╭─ Data to process

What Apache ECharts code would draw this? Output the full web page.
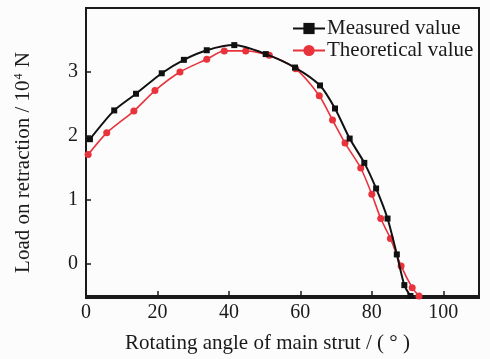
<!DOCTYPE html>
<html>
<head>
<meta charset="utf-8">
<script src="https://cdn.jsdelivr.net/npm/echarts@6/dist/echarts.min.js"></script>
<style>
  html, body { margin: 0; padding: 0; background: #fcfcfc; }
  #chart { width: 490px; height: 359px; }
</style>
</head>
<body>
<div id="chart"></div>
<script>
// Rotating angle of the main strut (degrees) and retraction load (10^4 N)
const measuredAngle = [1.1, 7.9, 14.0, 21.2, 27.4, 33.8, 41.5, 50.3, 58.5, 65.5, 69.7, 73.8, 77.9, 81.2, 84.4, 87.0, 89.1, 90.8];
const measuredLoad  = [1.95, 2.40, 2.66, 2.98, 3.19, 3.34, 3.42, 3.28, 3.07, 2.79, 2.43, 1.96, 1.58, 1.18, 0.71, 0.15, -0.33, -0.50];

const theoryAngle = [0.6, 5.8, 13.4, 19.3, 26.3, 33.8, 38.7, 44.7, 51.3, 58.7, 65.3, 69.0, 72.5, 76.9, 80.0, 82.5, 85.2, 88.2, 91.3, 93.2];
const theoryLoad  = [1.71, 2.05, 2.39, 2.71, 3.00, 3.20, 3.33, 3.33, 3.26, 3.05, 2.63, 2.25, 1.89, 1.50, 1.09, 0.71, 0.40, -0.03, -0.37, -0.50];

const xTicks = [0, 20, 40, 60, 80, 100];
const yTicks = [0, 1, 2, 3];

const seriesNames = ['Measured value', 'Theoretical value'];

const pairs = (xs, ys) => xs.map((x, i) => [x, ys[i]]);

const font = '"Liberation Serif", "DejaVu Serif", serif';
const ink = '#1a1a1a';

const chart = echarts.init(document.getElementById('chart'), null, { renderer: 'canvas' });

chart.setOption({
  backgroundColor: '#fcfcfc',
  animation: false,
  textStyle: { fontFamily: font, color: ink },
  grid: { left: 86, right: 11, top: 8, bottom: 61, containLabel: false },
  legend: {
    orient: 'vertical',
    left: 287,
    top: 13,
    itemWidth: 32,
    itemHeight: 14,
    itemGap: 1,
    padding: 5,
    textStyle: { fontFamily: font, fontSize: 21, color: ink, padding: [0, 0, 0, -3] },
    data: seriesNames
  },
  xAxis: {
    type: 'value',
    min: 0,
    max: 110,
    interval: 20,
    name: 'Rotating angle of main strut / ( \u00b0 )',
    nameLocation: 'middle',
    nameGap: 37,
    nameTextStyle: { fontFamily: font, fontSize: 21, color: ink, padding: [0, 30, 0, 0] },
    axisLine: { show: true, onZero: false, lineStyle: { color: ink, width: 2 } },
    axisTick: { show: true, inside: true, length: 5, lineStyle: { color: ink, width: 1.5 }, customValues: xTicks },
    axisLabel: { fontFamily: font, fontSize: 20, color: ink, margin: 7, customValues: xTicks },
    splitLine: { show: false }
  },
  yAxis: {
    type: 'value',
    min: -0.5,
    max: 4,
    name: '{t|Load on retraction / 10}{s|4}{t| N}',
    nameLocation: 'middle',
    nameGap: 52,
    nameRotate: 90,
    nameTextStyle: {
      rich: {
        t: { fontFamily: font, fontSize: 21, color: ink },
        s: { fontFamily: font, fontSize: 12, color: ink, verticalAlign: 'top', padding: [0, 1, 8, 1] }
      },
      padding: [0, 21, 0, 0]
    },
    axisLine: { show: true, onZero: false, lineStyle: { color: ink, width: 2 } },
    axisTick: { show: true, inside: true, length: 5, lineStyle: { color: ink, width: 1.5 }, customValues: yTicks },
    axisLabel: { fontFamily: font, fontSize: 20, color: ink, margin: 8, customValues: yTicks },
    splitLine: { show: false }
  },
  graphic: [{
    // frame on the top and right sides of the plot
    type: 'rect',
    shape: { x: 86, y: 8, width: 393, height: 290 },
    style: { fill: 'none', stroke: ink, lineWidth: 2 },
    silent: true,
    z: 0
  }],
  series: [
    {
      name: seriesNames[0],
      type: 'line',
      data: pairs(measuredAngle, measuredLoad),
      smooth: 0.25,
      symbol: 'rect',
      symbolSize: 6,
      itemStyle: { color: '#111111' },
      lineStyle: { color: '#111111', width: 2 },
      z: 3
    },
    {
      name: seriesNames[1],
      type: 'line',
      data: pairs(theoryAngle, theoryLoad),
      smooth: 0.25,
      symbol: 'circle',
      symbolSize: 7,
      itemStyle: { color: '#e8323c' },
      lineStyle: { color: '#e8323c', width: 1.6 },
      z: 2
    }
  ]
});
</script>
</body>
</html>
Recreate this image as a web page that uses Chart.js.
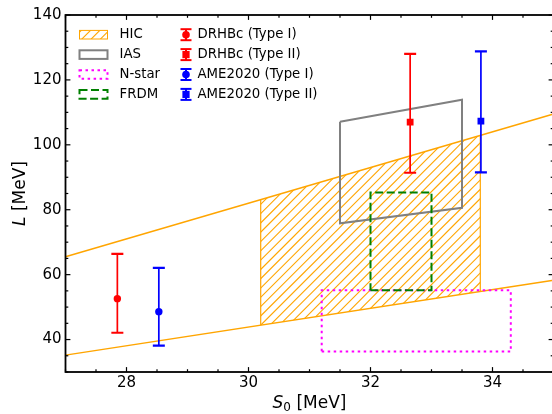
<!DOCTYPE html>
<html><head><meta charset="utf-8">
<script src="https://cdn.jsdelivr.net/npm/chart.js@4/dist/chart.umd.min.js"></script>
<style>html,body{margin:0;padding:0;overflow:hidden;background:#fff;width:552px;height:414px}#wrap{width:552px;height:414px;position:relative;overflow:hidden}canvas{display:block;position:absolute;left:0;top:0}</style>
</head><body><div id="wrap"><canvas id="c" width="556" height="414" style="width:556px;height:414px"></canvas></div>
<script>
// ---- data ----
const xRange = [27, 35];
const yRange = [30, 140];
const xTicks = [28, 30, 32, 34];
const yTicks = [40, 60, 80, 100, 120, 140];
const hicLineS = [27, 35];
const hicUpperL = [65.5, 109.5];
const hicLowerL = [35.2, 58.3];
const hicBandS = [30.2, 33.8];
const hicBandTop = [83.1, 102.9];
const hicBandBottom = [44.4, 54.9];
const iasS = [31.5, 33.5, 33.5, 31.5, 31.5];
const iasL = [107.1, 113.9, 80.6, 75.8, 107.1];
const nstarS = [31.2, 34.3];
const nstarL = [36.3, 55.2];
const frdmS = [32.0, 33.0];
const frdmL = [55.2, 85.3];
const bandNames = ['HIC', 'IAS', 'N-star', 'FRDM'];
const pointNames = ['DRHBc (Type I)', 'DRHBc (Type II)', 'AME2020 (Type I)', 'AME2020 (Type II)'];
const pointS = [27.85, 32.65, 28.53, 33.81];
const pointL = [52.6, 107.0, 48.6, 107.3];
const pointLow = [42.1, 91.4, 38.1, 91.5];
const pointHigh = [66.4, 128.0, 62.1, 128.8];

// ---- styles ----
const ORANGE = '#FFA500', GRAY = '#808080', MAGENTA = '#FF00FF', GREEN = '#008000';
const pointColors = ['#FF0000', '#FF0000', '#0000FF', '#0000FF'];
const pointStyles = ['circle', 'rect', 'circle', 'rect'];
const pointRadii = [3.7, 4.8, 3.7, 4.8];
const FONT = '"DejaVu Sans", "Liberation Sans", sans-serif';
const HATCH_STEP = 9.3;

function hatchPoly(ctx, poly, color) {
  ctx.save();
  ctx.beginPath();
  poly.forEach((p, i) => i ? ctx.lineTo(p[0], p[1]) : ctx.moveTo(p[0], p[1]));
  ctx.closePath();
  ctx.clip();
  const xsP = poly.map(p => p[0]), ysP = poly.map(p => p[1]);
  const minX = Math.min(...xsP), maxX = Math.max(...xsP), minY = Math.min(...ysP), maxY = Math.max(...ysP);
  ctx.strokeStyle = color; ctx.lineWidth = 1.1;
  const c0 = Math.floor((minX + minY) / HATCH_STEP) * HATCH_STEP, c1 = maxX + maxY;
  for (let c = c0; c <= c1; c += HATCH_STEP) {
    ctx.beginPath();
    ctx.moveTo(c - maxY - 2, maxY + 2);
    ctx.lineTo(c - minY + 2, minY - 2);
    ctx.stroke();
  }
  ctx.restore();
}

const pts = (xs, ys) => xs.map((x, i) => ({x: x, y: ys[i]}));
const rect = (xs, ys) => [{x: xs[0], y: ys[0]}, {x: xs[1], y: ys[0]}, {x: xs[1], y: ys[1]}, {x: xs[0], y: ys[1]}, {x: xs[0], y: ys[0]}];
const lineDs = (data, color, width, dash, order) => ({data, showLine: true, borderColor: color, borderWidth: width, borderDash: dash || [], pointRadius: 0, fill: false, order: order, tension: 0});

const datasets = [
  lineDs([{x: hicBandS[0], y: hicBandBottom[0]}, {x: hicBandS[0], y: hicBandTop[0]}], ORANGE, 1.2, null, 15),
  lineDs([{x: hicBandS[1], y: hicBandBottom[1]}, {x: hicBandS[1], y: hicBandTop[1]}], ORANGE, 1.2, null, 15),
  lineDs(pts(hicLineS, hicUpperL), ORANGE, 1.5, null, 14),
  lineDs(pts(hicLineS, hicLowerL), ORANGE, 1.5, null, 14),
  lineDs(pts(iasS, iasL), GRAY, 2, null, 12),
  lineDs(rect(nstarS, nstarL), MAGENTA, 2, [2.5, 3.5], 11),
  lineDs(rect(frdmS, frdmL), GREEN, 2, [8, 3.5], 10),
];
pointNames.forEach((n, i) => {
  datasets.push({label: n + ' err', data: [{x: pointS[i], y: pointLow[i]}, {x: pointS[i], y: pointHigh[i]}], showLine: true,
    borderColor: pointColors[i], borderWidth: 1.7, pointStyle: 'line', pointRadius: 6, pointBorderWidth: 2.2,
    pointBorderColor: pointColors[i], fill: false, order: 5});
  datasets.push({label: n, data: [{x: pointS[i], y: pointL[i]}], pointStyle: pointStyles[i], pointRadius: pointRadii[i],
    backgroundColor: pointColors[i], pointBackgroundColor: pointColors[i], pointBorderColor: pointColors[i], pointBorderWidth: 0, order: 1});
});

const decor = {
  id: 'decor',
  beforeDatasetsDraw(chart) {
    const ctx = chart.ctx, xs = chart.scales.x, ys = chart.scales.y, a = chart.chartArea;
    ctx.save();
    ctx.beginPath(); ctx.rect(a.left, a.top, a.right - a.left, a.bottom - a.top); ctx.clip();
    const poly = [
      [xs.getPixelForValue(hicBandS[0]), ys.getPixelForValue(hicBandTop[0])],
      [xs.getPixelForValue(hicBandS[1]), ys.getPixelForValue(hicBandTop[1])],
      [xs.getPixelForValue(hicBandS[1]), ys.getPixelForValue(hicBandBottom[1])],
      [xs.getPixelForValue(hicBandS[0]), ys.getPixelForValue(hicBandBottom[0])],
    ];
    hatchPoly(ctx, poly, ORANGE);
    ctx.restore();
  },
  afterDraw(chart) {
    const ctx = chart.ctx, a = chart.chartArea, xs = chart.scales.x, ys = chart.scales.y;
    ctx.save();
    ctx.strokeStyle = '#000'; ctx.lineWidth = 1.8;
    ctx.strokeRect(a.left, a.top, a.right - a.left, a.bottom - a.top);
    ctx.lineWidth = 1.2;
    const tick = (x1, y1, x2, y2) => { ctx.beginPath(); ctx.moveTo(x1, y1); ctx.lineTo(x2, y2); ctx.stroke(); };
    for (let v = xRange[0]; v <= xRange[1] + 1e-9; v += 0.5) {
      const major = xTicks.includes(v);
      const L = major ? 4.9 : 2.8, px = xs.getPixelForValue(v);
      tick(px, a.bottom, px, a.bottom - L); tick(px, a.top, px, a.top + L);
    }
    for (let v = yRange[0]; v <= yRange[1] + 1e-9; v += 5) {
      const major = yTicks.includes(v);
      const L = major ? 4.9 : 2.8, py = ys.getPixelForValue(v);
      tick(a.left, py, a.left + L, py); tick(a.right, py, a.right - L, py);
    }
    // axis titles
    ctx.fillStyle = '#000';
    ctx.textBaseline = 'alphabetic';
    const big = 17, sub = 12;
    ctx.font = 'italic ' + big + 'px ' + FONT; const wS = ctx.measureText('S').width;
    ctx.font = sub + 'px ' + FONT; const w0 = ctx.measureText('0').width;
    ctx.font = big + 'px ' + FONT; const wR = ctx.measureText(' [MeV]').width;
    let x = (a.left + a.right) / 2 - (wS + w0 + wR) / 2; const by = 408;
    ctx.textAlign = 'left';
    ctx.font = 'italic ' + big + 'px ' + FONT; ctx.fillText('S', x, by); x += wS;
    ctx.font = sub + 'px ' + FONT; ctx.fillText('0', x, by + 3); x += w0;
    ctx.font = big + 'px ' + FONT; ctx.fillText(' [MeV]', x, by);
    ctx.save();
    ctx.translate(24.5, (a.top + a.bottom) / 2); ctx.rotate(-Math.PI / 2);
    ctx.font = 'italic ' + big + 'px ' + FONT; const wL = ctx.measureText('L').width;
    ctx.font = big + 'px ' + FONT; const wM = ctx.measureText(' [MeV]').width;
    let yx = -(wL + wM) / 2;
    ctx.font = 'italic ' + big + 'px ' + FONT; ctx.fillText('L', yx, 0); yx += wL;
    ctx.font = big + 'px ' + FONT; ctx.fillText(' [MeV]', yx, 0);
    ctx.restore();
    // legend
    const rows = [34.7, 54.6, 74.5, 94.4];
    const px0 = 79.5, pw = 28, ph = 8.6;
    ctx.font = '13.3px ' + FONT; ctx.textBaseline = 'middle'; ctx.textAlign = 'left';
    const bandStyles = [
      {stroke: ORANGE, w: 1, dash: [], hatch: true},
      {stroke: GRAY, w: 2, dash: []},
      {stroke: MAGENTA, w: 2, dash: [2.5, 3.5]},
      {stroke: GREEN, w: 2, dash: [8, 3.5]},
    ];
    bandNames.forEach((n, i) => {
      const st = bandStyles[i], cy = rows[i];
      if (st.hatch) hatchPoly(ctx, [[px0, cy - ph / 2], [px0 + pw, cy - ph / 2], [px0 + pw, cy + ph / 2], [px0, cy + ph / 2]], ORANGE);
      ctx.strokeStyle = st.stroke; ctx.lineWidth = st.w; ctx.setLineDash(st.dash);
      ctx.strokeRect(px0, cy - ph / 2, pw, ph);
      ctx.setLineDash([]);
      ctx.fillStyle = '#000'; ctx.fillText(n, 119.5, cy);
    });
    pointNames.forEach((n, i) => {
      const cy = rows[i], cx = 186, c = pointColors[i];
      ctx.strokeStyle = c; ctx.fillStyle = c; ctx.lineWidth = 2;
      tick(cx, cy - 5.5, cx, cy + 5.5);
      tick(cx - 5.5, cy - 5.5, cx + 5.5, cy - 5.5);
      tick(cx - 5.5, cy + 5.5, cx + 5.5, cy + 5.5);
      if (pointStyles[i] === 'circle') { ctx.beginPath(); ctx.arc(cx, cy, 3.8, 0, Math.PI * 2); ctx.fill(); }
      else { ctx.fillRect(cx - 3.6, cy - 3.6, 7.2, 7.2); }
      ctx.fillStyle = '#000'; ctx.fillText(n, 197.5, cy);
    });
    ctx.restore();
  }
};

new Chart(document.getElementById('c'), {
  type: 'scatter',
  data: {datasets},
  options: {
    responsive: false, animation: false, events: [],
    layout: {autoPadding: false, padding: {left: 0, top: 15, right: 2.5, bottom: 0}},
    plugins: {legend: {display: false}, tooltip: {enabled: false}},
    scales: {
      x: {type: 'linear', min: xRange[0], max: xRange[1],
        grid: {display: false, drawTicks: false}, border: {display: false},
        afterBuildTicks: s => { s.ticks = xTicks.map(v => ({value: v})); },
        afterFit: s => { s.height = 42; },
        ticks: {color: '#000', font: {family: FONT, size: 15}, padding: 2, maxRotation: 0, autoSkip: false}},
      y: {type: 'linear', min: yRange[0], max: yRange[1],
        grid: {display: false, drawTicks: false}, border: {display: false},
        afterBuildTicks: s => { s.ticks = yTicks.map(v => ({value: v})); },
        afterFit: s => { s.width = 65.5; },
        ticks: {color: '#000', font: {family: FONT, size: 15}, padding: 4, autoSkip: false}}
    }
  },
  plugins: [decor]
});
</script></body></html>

╰─

Do this: Include the first line of the records, the line containing "-0.03, -0.37, -0.50];", and every line between them, repeated exactly. Skip the pictures.

Full solution:
What Apache ECharts code would draw this? Output the full web page.
<!DOCTYPE html>
<html>
<head>
<meta charset="utf-8">
<script src="https://cdn.jsdelivr.net/npm/echarts@6/dist/echarts.min.js"></script>
<style>
  html, body { margin: 0; padding: 0; background: #fcfcfc; }
  #chart { width: 490px; height: 359px; }
</style>
</head>
<body>
<div id="chart"></div>
<script>
// Rotating angle of the main strut (degrees) and retraction load (10^4 N)
const measuredAngle = [1.1, 7.9, 14.0, 21.2, 27.4, 33.8, 41.5, 50.3, 58.5, 65.5, 69.7, 73.8, 77.9, 81.2, 84.4, 87.0, 89.1, 90.8];
const measuredLoad  = [1.95, 2.40, 2.66, 2.98, 3.19, 3.34, 3.42, 3.28, 3.07, 2.79, 2.43, 1.96, 1.58, 1.18, 0.71, 0.15, -0.33, -0.50];

const theoryAngle = [0.6, 5.8, 13.4, 19.3, 26.3, 33.8, 38.7, 44.7, 51.3, 58.7, 65.3, 69.0, 72.5, 76.9, 80.0, 82.5, 85.2, 88.2, 91.3, 93.2];
const theoryLoad  = [1.71, 2.05, 2.39, 2.71, 3.00, 3.20, 3.33, 3.33, 3.26, 3.05, 2.63, 2.25, 1.89, 1.50, 1.09, 0.71, 0.40, -0.03, -0.37, -0.50];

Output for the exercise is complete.